▸ Stated problem
What are the lines from the one with "Reproduce this chart" through the one with "ax.set_ylim(28.2, -0.5)", inclusive? Output them exactly, and leave out the pictures.

▸ Data in this exercise

Start

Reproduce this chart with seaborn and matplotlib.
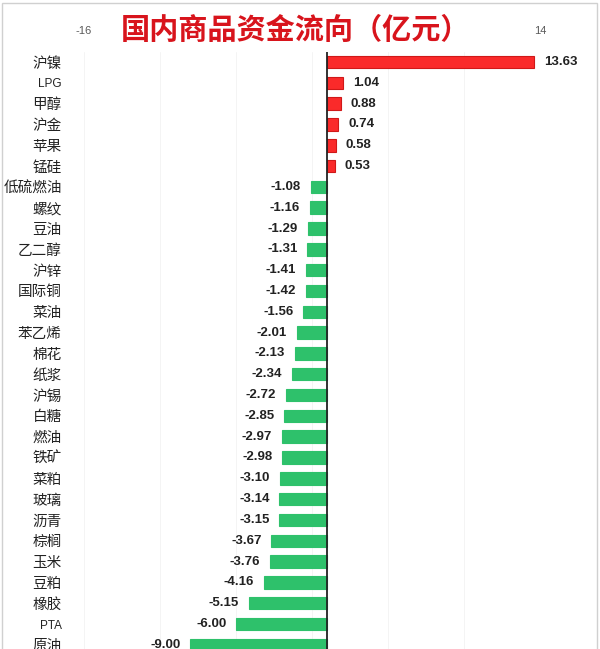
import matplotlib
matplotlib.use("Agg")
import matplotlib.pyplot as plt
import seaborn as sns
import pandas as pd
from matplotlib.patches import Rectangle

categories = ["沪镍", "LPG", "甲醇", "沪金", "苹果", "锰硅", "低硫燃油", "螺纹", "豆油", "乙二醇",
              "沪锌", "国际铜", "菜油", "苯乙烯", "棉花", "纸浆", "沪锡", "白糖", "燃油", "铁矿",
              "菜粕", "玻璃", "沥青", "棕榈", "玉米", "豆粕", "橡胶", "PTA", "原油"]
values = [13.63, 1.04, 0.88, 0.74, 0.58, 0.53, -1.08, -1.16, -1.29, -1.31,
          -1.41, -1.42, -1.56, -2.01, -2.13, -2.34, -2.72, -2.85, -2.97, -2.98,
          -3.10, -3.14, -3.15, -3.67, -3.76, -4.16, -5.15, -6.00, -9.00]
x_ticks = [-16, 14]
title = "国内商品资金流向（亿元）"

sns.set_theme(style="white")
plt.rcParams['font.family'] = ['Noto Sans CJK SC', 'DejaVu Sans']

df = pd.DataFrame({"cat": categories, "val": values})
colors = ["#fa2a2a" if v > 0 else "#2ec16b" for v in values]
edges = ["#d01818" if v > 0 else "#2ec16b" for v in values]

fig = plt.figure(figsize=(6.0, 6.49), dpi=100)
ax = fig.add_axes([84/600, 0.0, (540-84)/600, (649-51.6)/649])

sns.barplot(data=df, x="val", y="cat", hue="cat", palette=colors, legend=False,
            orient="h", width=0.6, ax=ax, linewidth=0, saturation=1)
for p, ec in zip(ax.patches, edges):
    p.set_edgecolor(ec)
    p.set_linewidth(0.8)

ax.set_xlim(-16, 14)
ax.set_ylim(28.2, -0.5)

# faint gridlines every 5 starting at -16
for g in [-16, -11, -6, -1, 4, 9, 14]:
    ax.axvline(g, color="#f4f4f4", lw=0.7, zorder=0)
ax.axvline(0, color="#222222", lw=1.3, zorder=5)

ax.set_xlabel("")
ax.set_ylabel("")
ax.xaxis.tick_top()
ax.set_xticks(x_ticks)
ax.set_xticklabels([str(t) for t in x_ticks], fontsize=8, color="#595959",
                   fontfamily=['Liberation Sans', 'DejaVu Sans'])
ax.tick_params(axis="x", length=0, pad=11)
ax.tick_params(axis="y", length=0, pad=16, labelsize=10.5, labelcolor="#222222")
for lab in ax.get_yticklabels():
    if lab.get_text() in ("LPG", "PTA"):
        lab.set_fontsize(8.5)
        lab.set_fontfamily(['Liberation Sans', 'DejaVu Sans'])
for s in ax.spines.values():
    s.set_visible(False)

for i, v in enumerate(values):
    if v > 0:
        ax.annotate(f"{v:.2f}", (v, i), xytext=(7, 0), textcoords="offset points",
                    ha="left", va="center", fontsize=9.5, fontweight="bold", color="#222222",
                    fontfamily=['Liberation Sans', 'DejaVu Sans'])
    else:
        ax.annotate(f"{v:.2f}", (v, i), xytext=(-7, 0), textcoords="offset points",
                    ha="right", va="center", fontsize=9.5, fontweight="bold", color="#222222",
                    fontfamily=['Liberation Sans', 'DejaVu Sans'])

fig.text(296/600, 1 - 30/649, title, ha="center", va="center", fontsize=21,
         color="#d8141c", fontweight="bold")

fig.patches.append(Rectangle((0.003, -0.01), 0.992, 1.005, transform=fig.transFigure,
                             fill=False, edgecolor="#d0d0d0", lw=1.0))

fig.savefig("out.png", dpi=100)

End
Start

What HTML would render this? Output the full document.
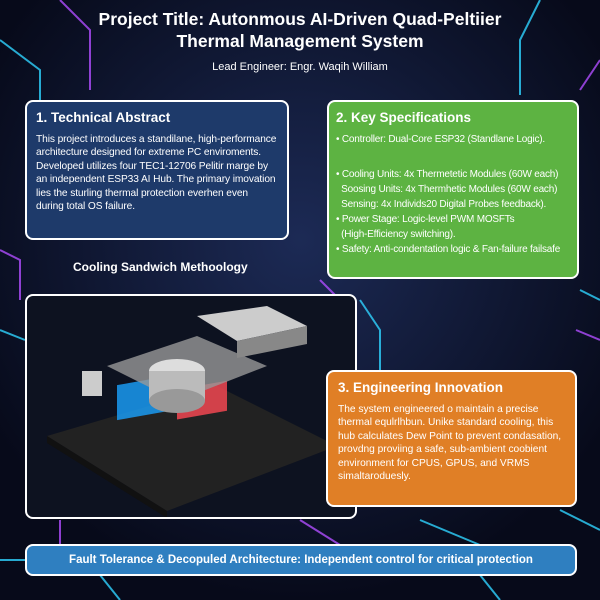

End

▸ Correct output
Reproduce this chart with seaborn and matplotlib.
import matplotlib
matplotlib.use("Agg")
import matplotlib.pyplot as plt
import seaborn as sns
import pandas as pd
from matplotlib.patches import Rectangle

categories = ["沪镍", "LPG", "甲醇", "沪金", "苹果", "锰硅", "低硫燃油", "螺纹", "豆油", "乙二醇",
              "沪锌", "国际铜", "菜油", "苯乙烯", "棉花", "纸浆", "沪锡", "白糖", "燃油", "铁矿",
              "菜粕", "玻璃", "沥青", "棕榈", "玉米", "豆粕", "橡胶", "PTA", "原油"]
values = [13.63, 1.04, 0.88, 0.74, 0.58, 0.53, -1.08, -1.16, -1.29, -1.31,
          -1.41, -1.42, -1.56, -2.01, -2.13, -2.34, -2.72, -2.85, -2.97, -2.98,
          -3.10, -3.14, -3.15, -3.67, -3.76, -4.16, -5.15, -6.00, -9.00]
x_ticks = [-16, 14]
title = "国内商品资金流向（亿元）"

sns.set_theme(style="white")
plt.rcParams['font.family'] = ['Noto Sans CJK SC', 'DejaVu Sans']

df = pd.DataFrame({"cat": categories, "val": values})
colors = ["#fa2a2a" if v > 0 else "#2ec16b" for v in values]
edges = ["#d01818" if v > 0 else "#2ec16b" for v in values]

fig = plt.figure(figsize=(6.0, 6.49), dpi=100)
ax = fig.add_axes([84/600, 0.0, (540-84)/600, (649-51.6)/649])

sns.barplot(data=df, x="val", y="cat", hue="cat", palette=colors, legend=False,
            orient="h", width=0.6, ax=ax, linewidth=0, saturation=1)
for p, ec in zip(ax.patches, edges):
    p.set_edgecolor(ec)
    p.set_linewidth(0.8)

ax.set_xlim(-16, 14)
ax.set_ylim(28.2, -0.5)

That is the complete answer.